Panaji, Dec 19: In an endorsement of the Narendra Modi-led government, RSS chief Mohan Bhagwat on Friday, Dec 19 said the world's expectations from the country are growing and it is because of the "change in power" at the Centre.
"This is the right time for the country. The expectations of the world from the country are growing. We feel that the country has now started working towards making everyone capable of fulfilling these expectations," Bhagwat told a gathering at the inauguration of 40th convention of social service organisation Giants International. [RSS chief Mohan Bhagwat ducks queries on reconversion]
This change in the country is happening "because there is a change in power," he said during his 50-minute speech.
"The way people in power are working now, makes the change. But that is not enough. If you want to make the country more successful, then the entire society has to rise to the occasion. Only if that happens, the achievements of government can be fruitful," he said.

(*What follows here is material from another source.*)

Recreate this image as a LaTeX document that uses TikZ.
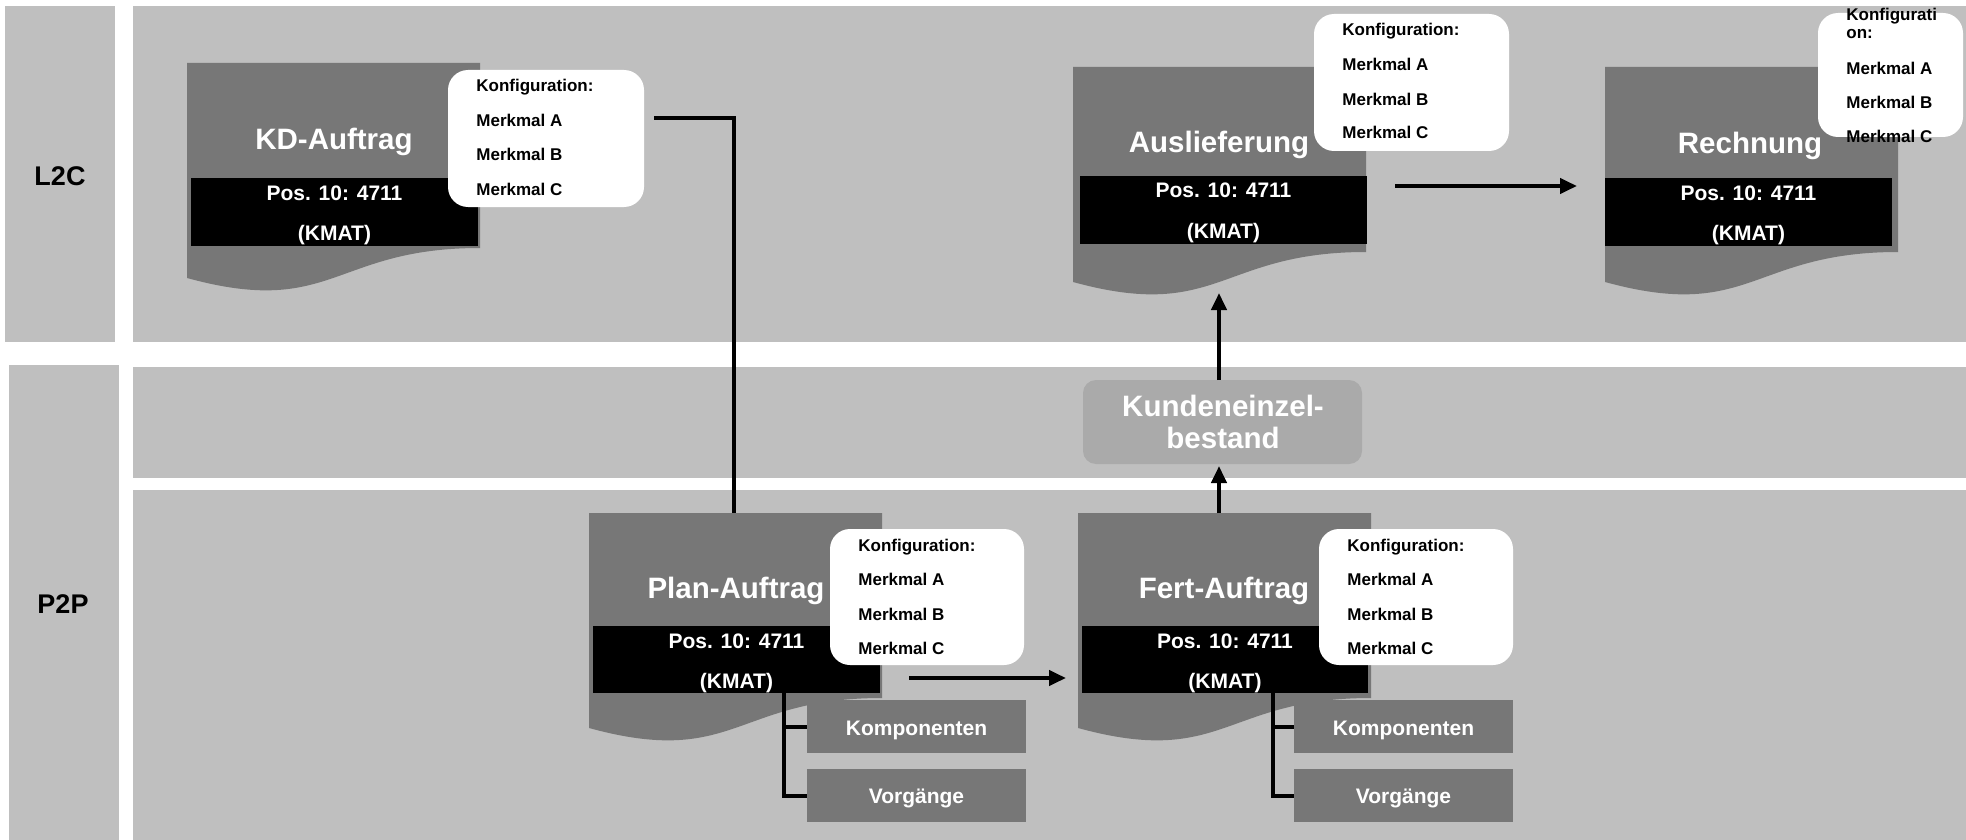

"The society should contribute for others and the nation. Good leaders or noble political set up in the governance are useless if the society is selfish," he said, adding, this is not the first time that such political change has happened.
"The political changes in the past were rendered useless. There was a fault from this side (society) and also the other side (government)," he said.

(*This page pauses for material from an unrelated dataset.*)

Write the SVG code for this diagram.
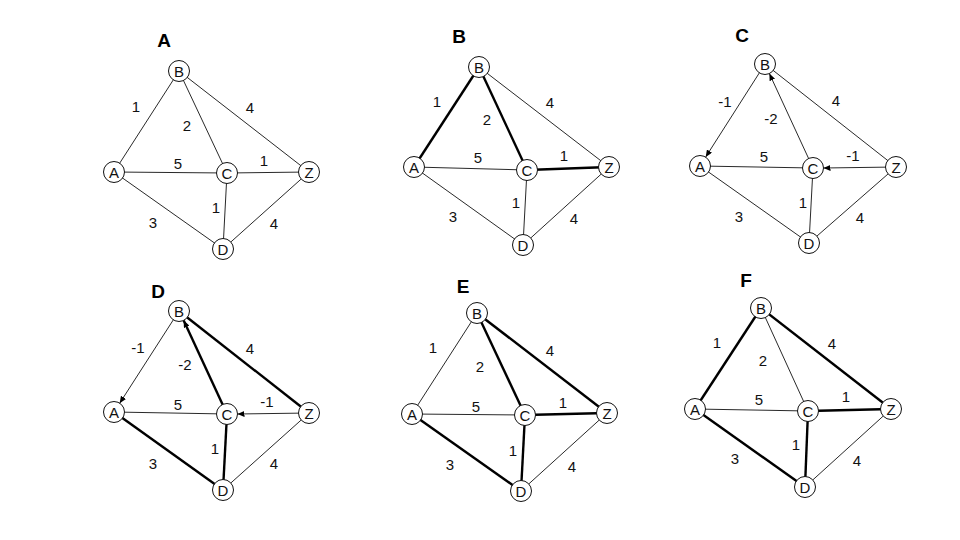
<svg xmlns="http://www.w3.org/2000/svg" width="960" height="540" viewBox="0 0 960 540">
<defs>
<style>
.e{stroke:#111;stroke-width:0.9;fill:none}
.t{stroke:#000;stroke-width:2.4;fill:none}
.n circle{fill:#fff;stroke:#111;stroke-width:1}
.n text,.w{font-family:"Liberation Sans",Arial,sans-serif;font-size:15px;fill:#111;text-anchor:middle}
.ttl{font-family:"Liberation Sans",Arial,sans-serif;font-size:19px;font-weight:bold;fill:#000;text-anchor:middle}
.a{marker-end:url(#ah)}
</style>
<marker id="ah" viewBox="0 0 7 6" refX="7" refY="3" markerWidth="7" markerHeight="6" orient="auto" markerUnits="userSpaceOnUse">
<path d="M0,0 L7,3 L0,6 z" fill="#000"/>
</marker>
</defs>
<rect width="960" height="540" fill="#fff"/>

<!-- Panel A -->
<g id="panelA">
<text class="ttl" x="164" y="47">A</text>
<g id="A-edges">
<line class="e" x1="114" y1="172" x2="179" y2="71"/>
<line class="e" x1="179" y1="71" x2="227" y2="173"/>
<line class="e" x1="179" y1="71" x2="309" y2="172"/>
<line class="e" x1="114" y1="172" x2="227" y2="173"/>
<line class="e" x1="227" y1="173" x2="309" y2="172"/>
<line class="e" x1="227" y1="173" x2="223" y2="249"/>
<line class="e" x1="114" y1="172" x2="223" y2="249"/>
<line class="e" x1="223" y1="249" x2="309" y2="172"/>
</g>
<g id="A-weights">
<text class="w" x="136" y="112">1</text>
<text class="w" x="187" y="131">2</text>
<text class="w" x="250" y="113">4</text>
<text class="w" x="178" y="169">5</text>
<text class="w" x="264" y="166">1</text>
<text class="w" x="216" y="213">1</text>
<text class="w" x="153" y="228">3</text>
<text class="w" x="274" y="229">4</text>
</g>
<g id="A-nA" class="n"><circle cx="114" cy="172" r="10.5"/><text x="114" y="177.5">A</text></g>
<g id="A-nB" class="n"><circle cx="179" cy="71" r="10.5"/><text x="179" y="76.5">B</text></g>
<g id="A-nC" class="n"><circle cx="227" cy="173" r="10.5"/><text x="227" y="178.5">C</text></g>
<g id="A-nZ" class="n"><circle cx="309" cy="172" r="10.5"/><text x="309" y="177.5">Z</text></g>
<g id="A-nD" class="n"><circle cx="223" cy="249" r="10.5"/><text x="223" y="254.5">D</text></g>
</g>

<!-- Panel B -->
<g id="panelB">
<text class="ttl" x="459" y="43">B</text>
<g id="B-edges">
<line class="t" x1="414" y1="167" x2="479" y2="67"/>
<line class="t" x1="479" y1="67" x2="527" y2="170"/>
<line class="e" x1="479" y1="67" x2="609" y2="167"/>
<line class="e" x1="414" y1="167" x2="527" y2="170"/>
<line class="t" x1="527" y1="170" x2="609" y2="167"/>
<line class="e" x1="527" y1="170" x2="523" y2="245"/>
<line class="e" x1="414" y1="167" x2="523" y2="245"/>
<line class="e" x1="523" y1="245" x2="609" y2="167"/>
</g>
<g id="B-weights">
<text class="w" x="437" y="107">1</text>
<text class="w" x="487" y="125">2</text>
<text class="w" x="550" y="108">4</text>
<text class="w" x="478" y="163">5</text>
<text class="w" x="564" y="161">1</text>
<text class="w" x="516" y="208">1</text>
<text class="w" x="453" y="222">3</text>
<text class="w" x="574" y="224">4</text>
</g>
<g id="B-nA" class="n"><circle cx="414" cy="167" r="10.5"/><text x="414" y="172.5">A</text></g>
<g id="B-nB" class="n"><circle cx="479" cy="67" r="10.5"/><text x="479" y="72.5">B</text></g>
<g id="B-nC" class="n"><circle cx="527" cy="170" r="10.5"/><text x="527" y="175.5">C</text></g>
<g id="B-nZ" class="n"><circle cx="609" cy="167" r="10.5"/><text x="609" y="172.5">Z</text></g>
<g id="B-nD" class="n"><circle cx="523" cy="245" r="10.5"/><text x="523" y="250.5">D</text></g>
</g>

<!-- Panel C -->
<g id="panelC">
<text class="ttl" x="742" y="42">C</text>
<g id="C-edges">
<line class="e a" x1="765" y1="64" x2="705.7" y2="157"/>
<line class="e a" x1="813" y1="168" x2="769.4" y2="73.6"/>
<line class="e" x1="765" y1="64" x2="896" y2="167"/>
<line class="e" x1="700" y1="166" x2="813" y2="168"/>
<line class="e a" x1="896" y1="167" x2="823.5" y2="168"/>
<line class="e" x1="813" y1="168" x2="809" y2="243"/>
<line class="e" x1="700" y1="166" x2="809" y2="243"/>
<line class="e" x1="809" y1="243" x2="896" y2="167"/>
</g>
<g id="C-weights">
<text class="w" x="725" y="107">-1</text>
<text class="w" x="771" y="124">-2</text>
<text class="w" x="836" y="106">4</text>
<text class="w" x="764" y="162">5</text>
<text class="w" x="853" y="161">-1</text>
<text class="w" x="803" y="208">1</text>
<text class="w" x="739" y="222">3</text>
<text class="w" x="860" y="223">4</text>
</g>
<g id="C-nA" class="n"><circle cx="700" cy="166" r="10.5"/><text x="700" y="171.5">A</text></g>
<g id="C-nB" class="n"><circle cx="765" cy="64" r="10.5"/><text x="765" y="69.5">B</text></g>
<g id="C-nC" class="n"><circle cx="813" cy="168" r="10.5"/><text x="813" y="173.5">C</text></g>
<g id="C-nZ" class="n"><circle cx="896" cy="167" r="10.5"/><text x="896" y="172.5">Z</text></g>
<g id="C-nD" class="n"><circle cx="809" cy="243" r="10.5"/><text x="809" y="248.5">D</text></g>
</g>

<!-- Panel D -->
<g id="panelD">
<text class="ttl" x="158" y="298">D</text>
<g id="D-edges">
<line class="e a" x1="179" y1="311" x2="119.7" y2="403.2"/>
<line class="t a" x1="227" y1="414" x2="183.7" y2="320.5"/>
<line class="t" x1="179" y1="311" x2="309" y2="413"/>
<line class="e" x1="114" y1="412" x2="227" y2="414"/>
<line class="e a" x1="309" y1="413" x2="237.5" y2="414"/>
<line class="t" x1="227" y1="414" x2="223" y2="490"/>
<line class="t" x1="114" y1="412" x2="223" y2="490"/>
<line class="e" x1="223" y1="490" x2="309" y2="413"/>
</g>
<g id="D-weights">
<text class="w" x="138" y="353">-1</text>
<text class="w" x="185" y="370">-2</text>
<text class="w" x="250" y="354">4</text>
<text class="w" x="178" y="410">5</text>
<text class="w" x="267" y="407">-1</text>
<text class="w" x="215" y="454">1</text>
<text class="w" x="153" y="469">3</text>
<text class="w" x="274" y="469">4</text>
</g>
<g id="D-nA" class="n"><circle cx="114" cy="412" r="10.5"/><text x="114" y="417.5">A</text></g>
<g id="D-nB" class="n"><circle cx="179" cy="311" r="10.5"/><text x="179" y="316.5">B</text></g>
<g id="D-nC" class="n"><circle cx="227" cy="414" r="10.5"/><text x="227" y="419.5">C</text></g>
<g id="D-nZ" class="n"><circle cx="309" cy="413" r="10.5"/><text x="309" y="418.5">Z</text></g>
<g id="D-nD" class="n"><circle cx="223" cy="490" r="10.5"/><text x="223" y="495.5">D</text></g>
</g>

<!-- Panel E -->
<g id="panelE">
<text class="ttl" x="463" y="293">E</text>
<g id="E-edges">
<line class="e" x1="412" y1="414" x2="477" y2="313"/>
<line class="t" x1="477" y1="313" x2="525" y2="415"/>
<line class="t" x1="477" y1="313" x2="607" y2="413"/>
<line class="e" x1="412" y1="414" x2="525" y2="415"/>
<line class="t" x1="525" y1="415" x2="607" y2="413"/>
<line class="t" x1="525" y1="415" x2="521" y2="491"/>
<line class="t" x1="412" y1="414" x2="521" y2="491"/>
<line class="e" x1="521" y1="491" x2="607" y2="413"/>
</g>
<g id="E-weights">
<text class="w" x="433" y="353">1</text>
<text class="w" x="480" y="372">2</text>
<text class="w" x="550" y="356">4</text>
<text class="w" x="476" y="412">5</text>
<text class="w" x="563" y="408">1</text>
<text class="w" x="513" y="456">1</text>
<text class="w" x="450" y="470">3</text>
<text class="w" x="572" y="472">4</text>
</g>
<g id="E-nA" class="n"><circle cx="412" cy="414" r="10.5"/><text x="412" y="419.5">A</text></g>
<g id="E-nB" class="n"><circle cx="477" cy="313" r="10.5"/><text x="477" y="318.5">B</text></g>
<g id="E-nC" class="n"><circle cx="525" cy="415" r="10.5"/><text x="525" y="420.5">C</text></g>
<g id="E-nZ" class="n"><circle cx="607" cy="413" r="10.5"/><text x="607" y="418.5">Z</text></g>
<g id="E-nD" class="n"><circle cx="521" cy="491" r="10.5"/><text x="521" y="496.5">D</text></g>
</g>

<!-- Panel F -->
<g id="panelF">
<text class="ttl" x="746" y="287">F</text>
<g id="F-edges">
<line class="t" x1="695" y1="409" x2="761" y2="308"/>
<line class="e" x1="761" y1="308" x2="808" y2="411"/>
<line class="t" x1="761" y1="308" x2="891" y2="409"/>
<line class="e" x1="695" y1="409" x2="808" y2="411"/>
<line class="t" x1="808" y1="411" x2="891" y2="409"/>
<line class="t" x1="808" y1="411" x2="805" y2="487"/>
<line class="t" x1="695" y1="409" x2="805" y2="487"/>
<line class="e" x1="805" y1="487" x2="891" y2="409"/>
</g>
<g id="F-weights">
<text class="w" x="717" y="348">1</text>
<text class="w" x="763" y="366">2</text>
<text class="w" x="832" y="349">4</text>
<text class="w" x="759" y="405">5</text>
<text class="w" x="846" y="402">1</text>
<text class="w" x="796" y="450">1</text>
<text class="w" x="735" y="464">3</text>
<text class="w" x="857" y="466">4</text>
</g>
<g id="F-nA" class="n"><circle cx="695" cy="409" r="10.5"/><text x="695" y="414.5">A</text></g>
<g id="F-nB" class="n"><circle cx="761" cy="308" r="10.5"/><text x="761" y="313.5">B</text></g>
<g id="F-nC" class="n"><circle cx="808" cy="411" r="10.5"/><text x="808" y="416.5">C</text></g>
<g id="F-nZ" class="n"><circle cx="891" cy="409" r="10.5"/><text x="891" y="414.5">Z</text></g>
<g id="F-nD" class="n"><circle cx="805" cy="487" r="10.5"/><text x="805" y="492.5">D</text></g>
</g>
</svg>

"The ultimate change is possible only when people see examples and imitate them. People believe in what they see," he said.
Giving an example of nation's unity during Kargil war, Bhagwat said the victory at Kargil was of the entire nation.
"Though Pakistani forces were at a higher altitude, still we won the war. We won Kargil because the entire country was supporting the forces. Right from a beggar on the street to the biggest person, stood with the forces fighting on the borders," he said.
"It is up to us to create an environment conducive for the progress of the nation," he said.
Bhagwat, who is on a day-long visit here, however, refused to take a question on anti-conversion law.
"I have been asked by the organisers not to speak," he said, rushing out of the venue.